View source on GitHub


Risk Parity Portfolio Construction

Risk parity builds a portfolio where every asset contributes the same amount of risk to the total — not the same amount of capital. A naive 60/40 stock/bond portfolio is ~90% equity risk despite being only 60% equity capital; risk parity fixes that imbalance.

Functions

Function Description
portfolio_volatility(weights, cov) Portfolio standard deviation sqrt(wᵀΣw)
risk_contributions(weights, cov) Component risk contribution per asset (sums to total vol)
inverse_volatility_weights(cov) Naive risk parity — closed-form, ignores correlations
risk_parity_weights(cov, budget=None) Equal Risk Contribution (ERC) or custom risk budget, solved numerically

Key Concepts

  • Marginal risk contribution: MRC = (Σw) / σ_p — how much portfolio volatility changes per unit of weight.
  • Component risk contribution: w ⊙ MRC. By Euler's theorem these sum exactly to the portfolio volatility.
  • Equal Risk Contribution (ERC): choose weights so every component contribution is equal.

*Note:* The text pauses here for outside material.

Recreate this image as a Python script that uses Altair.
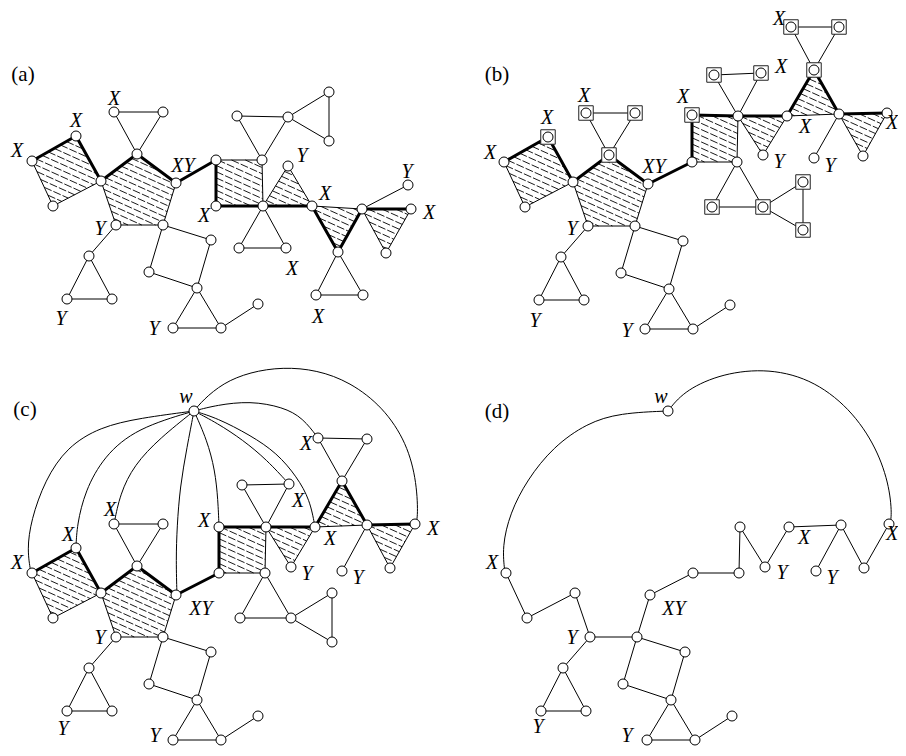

No closed form in general → solved by minimising the squared deviation of fractional contributions from the target budget.
  • Risk budgeting: ERC generalised — set an arbitrary target risk share per asset (e.g. 50% equity / 30% bond / 20% cash).

Example

import numpy as np
from risk_parity import risk_parity_weights, risk_contributions

vols = np.array([0.20, 0.10, 0.04])
corr = np.array([[1.0, 0.3, 0.05], [0.3, 1.0, 0.15], [0.05, 0.15, 1.0]])
cov = np.outer(vols, vols) * corr

w = risk_parity_weights(cov)              # ERC weights
rc = risk_contributions(w, cov)
print(rc / rc.sum())                      # ≈ equal risk shares

Practical Notes

  • Inverse-volatility weighting is a fast, robust approximation and is exact only when assets are uncorrelated.
  • Risk parity portfolios are often levered up to reach a target volatility, since they tend to be bond-heavy and low-vol.
  • The optimiser starts from inverse-vol weights, which are close to the ERC solution, so SLSQP converges quickly and reliably.